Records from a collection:
· · ·

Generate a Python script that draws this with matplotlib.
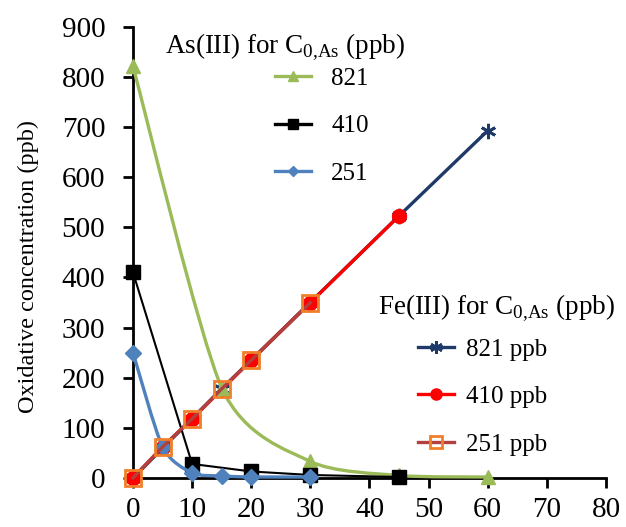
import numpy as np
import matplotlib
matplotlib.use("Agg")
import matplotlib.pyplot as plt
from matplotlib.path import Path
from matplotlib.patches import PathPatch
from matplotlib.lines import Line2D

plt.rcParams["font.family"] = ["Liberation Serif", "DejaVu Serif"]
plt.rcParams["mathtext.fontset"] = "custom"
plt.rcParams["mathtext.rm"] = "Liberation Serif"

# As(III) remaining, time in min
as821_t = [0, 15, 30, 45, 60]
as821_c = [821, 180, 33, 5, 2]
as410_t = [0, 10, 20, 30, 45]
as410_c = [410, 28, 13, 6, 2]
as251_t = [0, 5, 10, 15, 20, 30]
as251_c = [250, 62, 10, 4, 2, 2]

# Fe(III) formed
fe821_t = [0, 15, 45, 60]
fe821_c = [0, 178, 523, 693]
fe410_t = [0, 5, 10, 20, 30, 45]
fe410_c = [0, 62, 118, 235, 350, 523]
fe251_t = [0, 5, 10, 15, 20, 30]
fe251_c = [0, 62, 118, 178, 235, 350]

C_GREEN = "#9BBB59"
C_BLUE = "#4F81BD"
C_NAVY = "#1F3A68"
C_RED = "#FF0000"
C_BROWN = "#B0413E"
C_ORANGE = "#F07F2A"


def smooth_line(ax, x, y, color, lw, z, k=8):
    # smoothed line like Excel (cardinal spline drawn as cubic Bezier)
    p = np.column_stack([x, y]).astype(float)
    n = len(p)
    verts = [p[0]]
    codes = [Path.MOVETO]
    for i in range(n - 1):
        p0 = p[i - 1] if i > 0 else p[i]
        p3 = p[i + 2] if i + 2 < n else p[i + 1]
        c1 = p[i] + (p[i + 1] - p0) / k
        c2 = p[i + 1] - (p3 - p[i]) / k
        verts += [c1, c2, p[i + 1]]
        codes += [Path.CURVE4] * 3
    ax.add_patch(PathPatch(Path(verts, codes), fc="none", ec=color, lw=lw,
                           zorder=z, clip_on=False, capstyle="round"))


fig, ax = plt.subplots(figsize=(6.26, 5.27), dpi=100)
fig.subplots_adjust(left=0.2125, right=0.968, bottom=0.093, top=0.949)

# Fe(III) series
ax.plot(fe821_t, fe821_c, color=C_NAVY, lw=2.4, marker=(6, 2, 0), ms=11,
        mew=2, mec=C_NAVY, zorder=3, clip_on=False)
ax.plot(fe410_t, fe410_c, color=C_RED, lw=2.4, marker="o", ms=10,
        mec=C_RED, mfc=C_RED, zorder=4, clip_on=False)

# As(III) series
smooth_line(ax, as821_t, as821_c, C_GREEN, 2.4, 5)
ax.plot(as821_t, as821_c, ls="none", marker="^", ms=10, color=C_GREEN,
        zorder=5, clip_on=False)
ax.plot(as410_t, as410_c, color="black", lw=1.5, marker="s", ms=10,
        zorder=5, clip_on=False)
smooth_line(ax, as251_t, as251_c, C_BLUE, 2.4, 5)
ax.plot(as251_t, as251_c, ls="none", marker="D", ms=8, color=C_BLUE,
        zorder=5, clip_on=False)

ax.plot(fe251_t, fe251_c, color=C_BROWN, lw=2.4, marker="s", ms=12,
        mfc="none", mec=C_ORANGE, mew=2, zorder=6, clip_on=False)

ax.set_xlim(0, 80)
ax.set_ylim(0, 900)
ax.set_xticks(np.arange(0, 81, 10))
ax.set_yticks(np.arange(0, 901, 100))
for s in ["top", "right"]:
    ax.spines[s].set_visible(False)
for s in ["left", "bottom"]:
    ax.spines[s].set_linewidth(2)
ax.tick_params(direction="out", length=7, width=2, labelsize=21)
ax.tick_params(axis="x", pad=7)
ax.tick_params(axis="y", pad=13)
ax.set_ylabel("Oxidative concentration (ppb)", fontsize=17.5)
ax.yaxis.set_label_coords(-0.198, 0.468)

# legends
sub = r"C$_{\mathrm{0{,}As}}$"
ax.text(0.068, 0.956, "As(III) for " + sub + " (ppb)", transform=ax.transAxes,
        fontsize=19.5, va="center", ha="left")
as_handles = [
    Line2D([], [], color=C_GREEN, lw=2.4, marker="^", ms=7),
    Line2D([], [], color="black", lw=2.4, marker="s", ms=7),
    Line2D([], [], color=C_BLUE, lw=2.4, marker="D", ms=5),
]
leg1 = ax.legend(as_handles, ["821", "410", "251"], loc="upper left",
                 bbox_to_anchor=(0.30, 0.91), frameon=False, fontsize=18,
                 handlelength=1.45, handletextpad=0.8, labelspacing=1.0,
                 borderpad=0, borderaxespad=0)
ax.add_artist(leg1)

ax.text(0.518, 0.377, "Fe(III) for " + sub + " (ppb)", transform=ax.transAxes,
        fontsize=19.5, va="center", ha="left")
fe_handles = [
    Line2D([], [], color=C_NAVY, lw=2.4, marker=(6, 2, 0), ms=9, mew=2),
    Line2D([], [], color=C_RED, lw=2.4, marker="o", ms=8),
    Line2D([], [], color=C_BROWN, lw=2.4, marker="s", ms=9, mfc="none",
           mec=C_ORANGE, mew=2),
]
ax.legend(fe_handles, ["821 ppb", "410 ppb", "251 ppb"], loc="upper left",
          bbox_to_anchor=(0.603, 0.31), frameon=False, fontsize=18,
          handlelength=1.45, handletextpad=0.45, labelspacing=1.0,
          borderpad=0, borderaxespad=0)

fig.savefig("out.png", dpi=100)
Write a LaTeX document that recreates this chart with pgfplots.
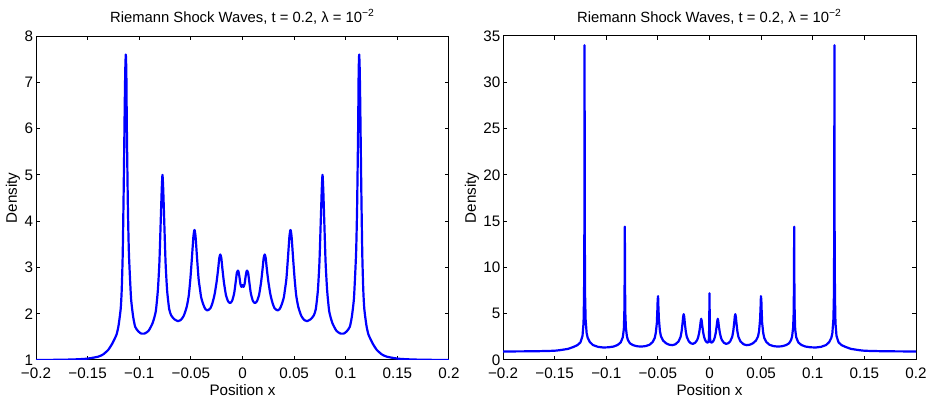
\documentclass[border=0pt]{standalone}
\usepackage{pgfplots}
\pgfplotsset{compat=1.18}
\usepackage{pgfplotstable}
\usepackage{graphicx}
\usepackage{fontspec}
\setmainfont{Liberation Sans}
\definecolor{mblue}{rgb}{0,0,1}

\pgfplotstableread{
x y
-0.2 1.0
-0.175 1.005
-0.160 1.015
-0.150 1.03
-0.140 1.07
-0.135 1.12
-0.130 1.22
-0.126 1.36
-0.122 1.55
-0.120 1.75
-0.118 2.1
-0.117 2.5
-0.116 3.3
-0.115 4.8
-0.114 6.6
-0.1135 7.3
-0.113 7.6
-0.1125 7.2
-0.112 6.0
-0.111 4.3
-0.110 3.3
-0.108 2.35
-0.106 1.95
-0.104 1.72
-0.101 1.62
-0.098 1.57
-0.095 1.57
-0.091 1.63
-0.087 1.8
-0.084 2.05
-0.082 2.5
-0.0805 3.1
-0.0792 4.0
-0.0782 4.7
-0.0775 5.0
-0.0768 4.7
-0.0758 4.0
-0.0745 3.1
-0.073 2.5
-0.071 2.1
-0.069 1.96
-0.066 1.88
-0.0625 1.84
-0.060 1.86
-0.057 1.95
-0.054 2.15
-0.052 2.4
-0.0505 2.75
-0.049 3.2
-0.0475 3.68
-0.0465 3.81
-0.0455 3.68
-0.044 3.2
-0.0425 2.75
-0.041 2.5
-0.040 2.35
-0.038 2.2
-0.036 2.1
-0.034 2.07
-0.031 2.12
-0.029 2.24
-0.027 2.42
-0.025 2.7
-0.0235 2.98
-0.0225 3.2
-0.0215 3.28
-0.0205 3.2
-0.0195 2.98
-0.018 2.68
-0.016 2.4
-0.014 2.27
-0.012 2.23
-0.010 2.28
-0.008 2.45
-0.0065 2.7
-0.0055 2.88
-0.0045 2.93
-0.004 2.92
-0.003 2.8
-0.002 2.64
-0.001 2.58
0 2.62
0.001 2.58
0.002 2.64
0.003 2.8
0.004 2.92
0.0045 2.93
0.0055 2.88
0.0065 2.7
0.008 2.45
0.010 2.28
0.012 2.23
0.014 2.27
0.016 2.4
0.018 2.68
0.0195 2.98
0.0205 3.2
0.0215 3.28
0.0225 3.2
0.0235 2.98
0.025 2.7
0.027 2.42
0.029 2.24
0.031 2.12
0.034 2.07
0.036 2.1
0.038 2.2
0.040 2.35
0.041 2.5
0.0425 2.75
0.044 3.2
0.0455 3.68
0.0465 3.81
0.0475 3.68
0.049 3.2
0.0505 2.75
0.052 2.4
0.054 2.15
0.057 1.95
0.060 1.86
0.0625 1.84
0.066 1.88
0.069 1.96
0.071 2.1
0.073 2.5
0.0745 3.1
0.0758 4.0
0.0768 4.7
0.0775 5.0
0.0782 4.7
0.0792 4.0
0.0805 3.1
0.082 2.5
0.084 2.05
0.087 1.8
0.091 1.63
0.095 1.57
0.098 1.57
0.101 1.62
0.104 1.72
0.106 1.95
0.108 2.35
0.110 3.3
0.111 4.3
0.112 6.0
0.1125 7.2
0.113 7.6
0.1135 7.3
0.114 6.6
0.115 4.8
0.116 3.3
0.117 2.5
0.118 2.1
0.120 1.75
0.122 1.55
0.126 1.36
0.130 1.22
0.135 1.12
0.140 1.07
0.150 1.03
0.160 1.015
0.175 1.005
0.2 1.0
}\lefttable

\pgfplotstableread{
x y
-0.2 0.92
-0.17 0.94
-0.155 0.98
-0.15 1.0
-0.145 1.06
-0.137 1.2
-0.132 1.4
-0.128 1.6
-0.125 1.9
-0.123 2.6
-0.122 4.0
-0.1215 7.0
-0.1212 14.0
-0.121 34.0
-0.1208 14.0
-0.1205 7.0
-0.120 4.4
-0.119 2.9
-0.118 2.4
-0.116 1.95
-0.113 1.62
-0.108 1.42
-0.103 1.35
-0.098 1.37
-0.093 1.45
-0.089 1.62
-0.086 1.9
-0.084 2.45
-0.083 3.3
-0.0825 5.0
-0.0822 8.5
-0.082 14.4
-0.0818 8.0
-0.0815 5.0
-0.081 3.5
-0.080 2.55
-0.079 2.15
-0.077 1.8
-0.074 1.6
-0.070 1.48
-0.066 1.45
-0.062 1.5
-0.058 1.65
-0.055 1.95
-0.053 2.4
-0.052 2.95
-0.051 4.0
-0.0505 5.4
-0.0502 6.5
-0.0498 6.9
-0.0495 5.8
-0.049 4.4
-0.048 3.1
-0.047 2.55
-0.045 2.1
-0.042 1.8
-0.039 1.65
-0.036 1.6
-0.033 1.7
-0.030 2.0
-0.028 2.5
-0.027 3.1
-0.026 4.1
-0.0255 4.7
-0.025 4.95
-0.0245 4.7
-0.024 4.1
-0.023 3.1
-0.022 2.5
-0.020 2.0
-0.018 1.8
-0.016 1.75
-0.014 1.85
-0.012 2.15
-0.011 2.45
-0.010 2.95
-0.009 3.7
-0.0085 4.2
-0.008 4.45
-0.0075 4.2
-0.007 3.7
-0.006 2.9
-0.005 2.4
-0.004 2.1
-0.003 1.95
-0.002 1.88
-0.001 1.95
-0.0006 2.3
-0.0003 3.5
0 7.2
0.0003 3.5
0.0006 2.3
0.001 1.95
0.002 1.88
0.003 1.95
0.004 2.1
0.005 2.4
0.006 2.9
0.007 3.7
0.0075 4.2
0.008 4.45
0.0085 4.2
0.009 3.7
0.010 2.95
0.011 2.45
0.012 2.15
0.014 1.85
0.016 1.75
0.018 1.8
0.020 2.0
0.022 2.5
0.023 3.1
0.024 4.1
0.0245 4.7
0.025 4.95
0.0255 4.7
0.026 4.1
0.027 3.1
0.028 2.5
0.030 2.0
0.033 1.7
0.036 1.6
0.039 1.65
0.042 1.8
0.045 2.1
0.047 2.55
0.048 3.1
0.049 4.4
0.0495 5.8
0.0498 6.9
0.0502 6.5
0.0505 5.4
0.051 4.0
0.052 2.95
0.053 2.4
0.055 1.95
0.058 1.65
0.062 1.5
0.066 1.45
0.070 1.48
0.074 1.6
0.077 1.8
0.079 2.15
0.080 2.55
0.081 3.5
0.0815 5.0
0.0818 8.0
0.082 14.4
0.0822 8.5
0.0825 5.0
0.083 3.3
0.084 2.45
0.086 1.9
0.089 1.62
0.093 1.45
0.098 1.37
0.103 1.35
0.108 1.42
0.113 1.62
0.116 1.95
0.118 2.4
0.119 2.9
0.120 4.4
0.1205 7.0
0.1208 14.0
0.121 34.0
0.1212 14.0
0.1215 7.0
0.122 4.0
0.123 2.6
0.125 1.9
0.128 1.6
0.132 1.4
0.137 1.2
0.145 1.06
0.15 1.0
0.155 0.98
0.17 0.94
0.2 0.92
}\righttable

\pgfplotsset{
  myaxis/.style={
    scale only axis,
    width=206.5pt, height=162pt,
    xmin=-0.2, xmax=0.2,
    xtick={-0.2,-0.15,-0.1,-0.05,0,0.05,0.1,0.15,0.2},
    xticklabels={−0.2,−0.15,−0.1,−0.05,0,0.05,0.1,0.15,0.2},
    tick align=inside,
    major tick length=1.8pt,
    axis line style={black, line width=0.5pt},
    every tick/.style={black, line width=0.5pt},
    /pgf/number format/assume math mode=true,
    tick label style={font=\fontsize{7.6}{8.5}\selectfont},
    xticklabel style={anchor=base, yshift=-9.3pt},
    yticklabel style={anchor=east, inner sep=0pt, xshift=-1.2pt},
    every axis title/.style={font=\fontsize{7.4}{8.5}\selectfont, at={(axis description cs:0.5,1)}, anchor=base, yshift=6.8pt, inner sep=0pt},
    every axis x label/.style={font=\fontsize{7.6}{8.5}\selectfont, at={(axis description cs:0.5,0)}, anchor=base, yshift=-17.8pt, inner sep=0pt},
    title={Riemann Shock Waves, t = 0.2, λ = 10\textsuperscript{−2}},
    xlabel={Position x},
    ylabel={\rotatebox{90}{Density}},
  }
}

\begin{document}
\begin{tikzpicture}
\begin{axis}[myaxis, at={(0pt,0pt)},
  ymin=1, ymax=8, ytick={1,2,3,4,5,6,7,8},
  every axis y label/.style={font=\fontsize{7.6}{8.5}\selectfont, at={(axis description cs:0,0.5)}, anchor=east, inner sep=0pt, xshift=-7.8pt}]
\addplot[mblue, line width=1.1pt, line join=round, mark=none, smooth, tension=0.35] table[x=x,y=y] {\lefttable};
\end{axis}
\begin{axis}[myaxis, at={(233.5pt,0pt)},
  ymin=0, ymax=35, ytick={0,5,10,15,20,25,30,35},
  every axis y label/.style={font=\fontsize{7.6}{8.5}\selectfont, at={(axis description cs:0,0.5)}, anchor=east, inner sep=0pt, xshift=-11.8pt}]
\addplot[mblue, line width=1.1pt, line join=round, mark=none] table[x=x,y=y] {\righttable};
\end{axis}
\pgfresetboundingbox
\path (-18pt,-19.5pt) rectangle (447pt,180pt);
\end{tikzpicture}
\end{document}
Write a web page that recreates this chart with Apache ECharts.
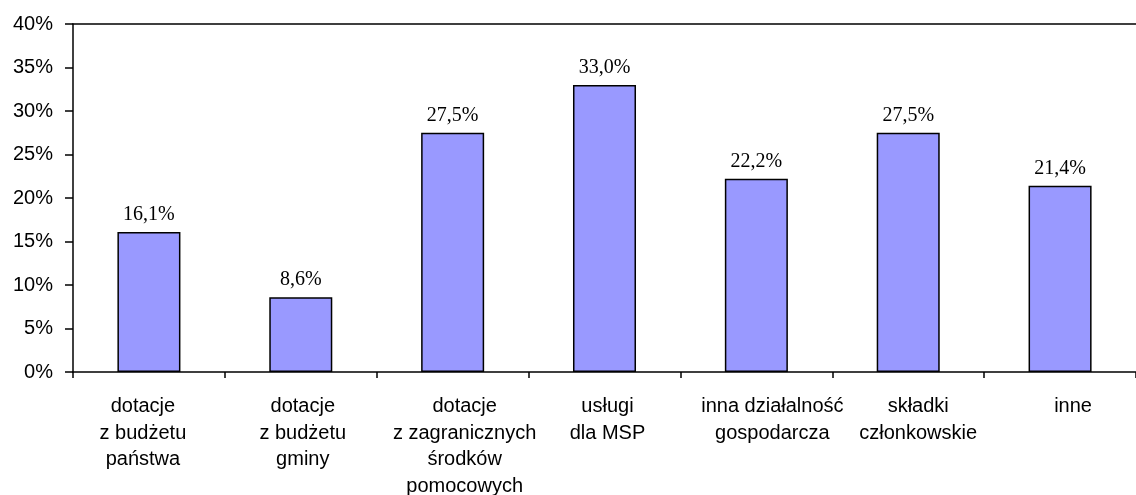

· · ·

AIM:
Go back to the entries above and restate word for word every line from the first through the one that contains "fe251_c = [0, 62, 118, 178, 235, 350]", leaving the pictures behind.

RESULT BELOW:
Generate a Python script that draws this with matplotlib.
import numpy as np
import matplotlib
matplotlib.use("Agg")
import matplotlib.pyplot as plt
from matplotlib.path import Path
from matplotlib.patches import PathPatch
from matplotlib.lines import Line2D

plt.rcParams["font.family"] = ["Liberation Serif", "DejaVu Serif"]
plt.rcParams["mathtext.fontset"] = "custom"
plt.rcParams["mathtext.rm"] = "Liberation Serif"

# As(III) remaining, time in min
as821_t = [0, 15, 30, 45, 60]
as821_c = [821, 180, 33, 5, 2]
as410_t = [0, 10, 20, 30, 45]
as410_c = [410, 28, 13, 6, 2]
as251_t = [0, 5, 10, 15, 20, 30]
as251_c = [250, 62, 10, 4, 2, 2]

# Fe(III) formed
fe821_t = [0, 15, 45, 60]
fe821_c = [0, 178, 523, 693]
fe410_t = [0, 5, 10, 20, 30, 45]
fe410_c = [0, 62, 118, 235, 350, 523]
fe251_t = [0, 5, 10, 15, 20, 30]
fe251_c = [0, 62, 118, 178, 235, 350]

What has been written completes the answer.